Nothing surpasses buying a child yet more plastic. You don’t want children playing with toys for longer by giving them wooden, felt or metal ones as that labours their senses. So long as they look different and feel the same. Some are cut into primary shapes and include a dodecahedral skeleton with respective orifices in which to push these shapes through. This is mating. We find the suitable match that suits our personal shape. Some you would hope and expect to fit but fit they do not. Toddlers have gnawed on some with their teeth, barring their entry. Others were left by the fire and melted, distorted by the heat. Some of us were destined to be cast aside.

dodecahedron-small

Could my fate be at the mercy of an insect flapping its wings in a distant land? No, or to be precise, unlikely. Systems have tipping points. A huge number of insects need to be on the move to get anyway near such tipping points. There are buffers that absorb the waves tiny insects make.

An accident hurts. An accident can cause us to suffer in hideous ways. It takes a long time to heal after a serious accident. We might not be the same after. These factors weigh on our assessment of risk. Lots fear dying in a certain way rather than dying per se. Climbing ladders can have a far higher casualty rate than drowning inside a tunnel beneath the sea, but what do some fear the most?
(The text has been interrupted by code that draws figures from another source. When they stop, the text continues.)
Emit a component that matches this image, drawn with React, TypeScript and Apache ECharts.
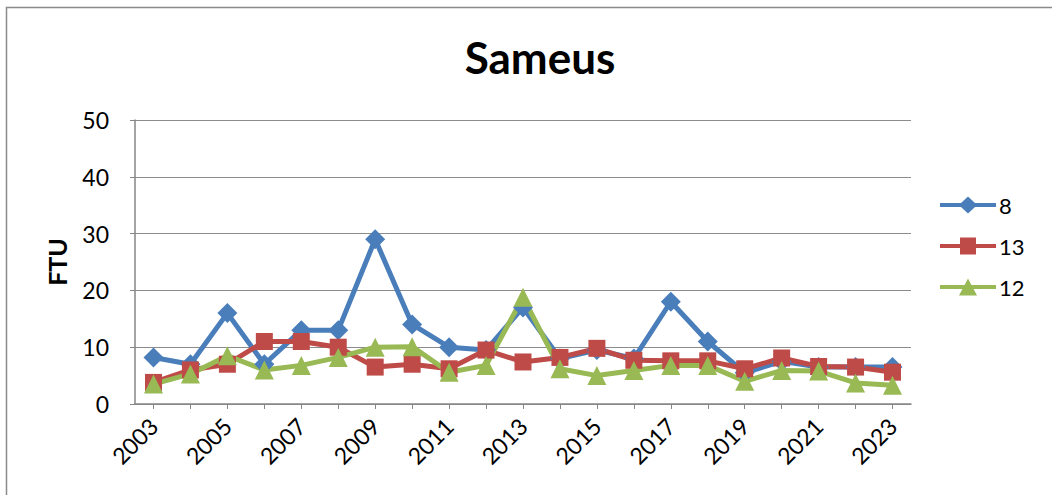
import React, { useEffect, useRef } from "react";
import * as echarts from "echarts";

const years = ["2003","2004","2005","2006","2007","2008","2009","2010","2011","2012","2013","2014","2015","2016","2017","2018","2019","2020","2021","2022","2023"];
const s8 = [8.2, 7, 16, 7, 13, 13, 29, 14, 10, 9.5, 17, 8, 9.5, 8, 18, 11, 5.5, 7.5, 6.5, 6.5, 6.5];
const s13 = [3.8, 6, 7, 11, 11, 10, 6.5, 7, 6.2, 9.5, 7.4, 8.2, 9.8, 7.7, 7.6, 7.6, 6.2, 8.1, 6.6, 6.5, 5.6];
const s12 = [3.5, 5.3, 8.5, 6, 6.8, 8.2, 10, 10.1, 5.6, 6.8, 18.8, 6.2, 5, 5.9, 6.8, 6.8, 4, 5.9, 5.8, 3.7, 3.3];
const yTicks = [0, 10, 20, 30, 40, 50];

const FONT = "Lato";

const ICON_DIAMOND = "path://M0 6.5H21L28 0L35 6.5H56V10.5H35L28 17L21 10.5H0Z";
const ICON_SQUARE = "path://M0 6.5H20V0H36V6.5H56V10.5H36V17H20V10.5H0Z";
const ICON_TRIANGLE = "path://M0 6.5H24.6L28 0L31.4 6.5H56V10.5H33.6L37 17H19L22.4 10.5H0Z";

export default function App() {
  const ref = useRef<HTMLDivElement>(null);
  useEffect(() => {
    const chart = echarts.init(ref.current!, null, { renderer: "svg" });
    const mk = (name: string, data: number[], color: string, symbol: string, size: number) => ({
      name,
      type: "line",
      data,
      symbol,
      symbolSize: size,
      showSymbol: true,
      lineStyle: { color, width: 5 },
      itemStyle: { color },
      z: 2,
    });
    chart.setOption({
      animation: false,
      backgroundColor: "#ffffff",
      title: {
        text: "Sameus",
        left: 535,
        top: 30,
        textAlign: "center",
        textStyle: { fontFamily: FONT, fontWeight: "bold", fontSize: 44, color: "#000" },
      },
      legend: {
        orient: "vertical",
        left: 935,
        top: 189,
        itemWidth: 56,
        itemHeight: 17,
        itemGap: 19,
        textStyle: { fontFamily: FONT, fontSize: 22, color: "#000", padding: [0, 0, 0, -2] },
        data: [
          { name: "8", icon: ICON_DIAMOND },
          { name: "13", icon: ICON_SQUARE },
          { name: "12", icon: ICON_TRIANGLE },
        ],
      },
      grid: { left: 135, right: 141, top: 120, bottom: 91, containLabel: false },
      xAxis: {
        type: "category",
        data: years,
        boundaryGap: true,
        axisLine: { lineStyle: { color: "#868686", width: 1.5 } },
        axisTick: { show: true, alignWithLabel: true, interval: 0, length: 5, lineStyle: { color: "#868686" } },
        axisLabel: {
          interval: 1,
          rotate: 45,
          margin: 18,
          fontFamily: FONT,
          fontSize: 23,
          color: "#000",
        },
        splitLine: { show: false },
      },
      yAxis: {
        type: "value",
        min: yTicks[0],
        max: yTicks[yTicks.length - 1],
        interval: 10,
        axisLine: { show: true, lineStyle: { color: "#868686", width: 1.5 } },
        axisTick: { show: true, length: 5, lineStyle: { color: "#868686" } },
        axisLabel: { fontFamily: FONT, fontSize: 23, color: "#000", margin: 26 },
        splitLine: { lineStyle: { color: "#8c8c8c", width: 1 } },
        name: "FTU",
        nameLocation: "middle",
        nameGap: 66,
        nameTextStyle: { fontFamily: FONT, fontWeight: "bold", fontSize: 25, color: "#000" },
      },
      series: [
        mk("8", s8, "#4A7EBB", "diamond", 20),
        mk("13", s13, "#BE4B48", "rect", 17),
        mk("12", s12, "#98B954", "triangle", 19),
      ],
      graphic: [
        {
          type: "rect",
          shape: { x: 6.5, y: 7.5, width: 1100, height: 600 },
          style: { fill: "none", stroke: "#8a8a8a", lineWidth: 1.5 },
          silent: true,
        },
      ],
    });
    return () => chart.dispose();
  }, []);
  return (
    <div
      ref={ref}
      style={{ position: "absolute", left: 0, top: 0, width: 1052, height: 495 }}
    />
  );
}
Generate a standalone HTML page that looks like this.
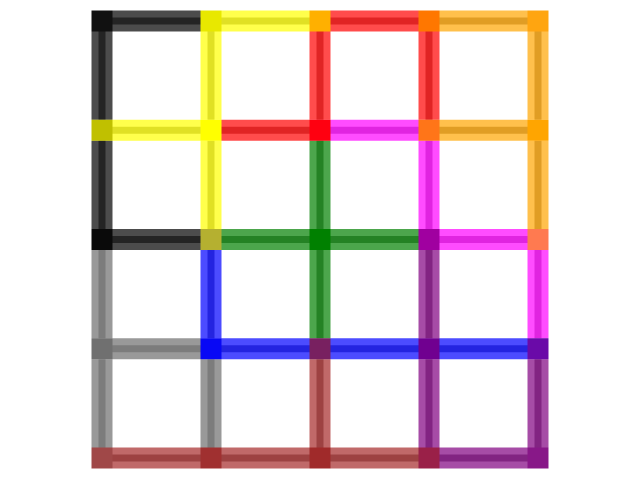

The probability of reaching old age unscathed is lower than you might expect. If one in a thousand fall victim to some calamity each year, then over twenty years each person could have a one in fifty chance of suffering the same fate. If you add up all the various potential perils you face, it can look quite alarming. A potential recourse; invest in yourself. Examine the main pitfalls. Focus on the big risks. Don’t be lazy. I will spend ten minutes tying off a ladder so that it will not slip sideways. I spend extra on a good diet. We think nothing of spending a fortune on getting an education, but many will scrimp on quality food.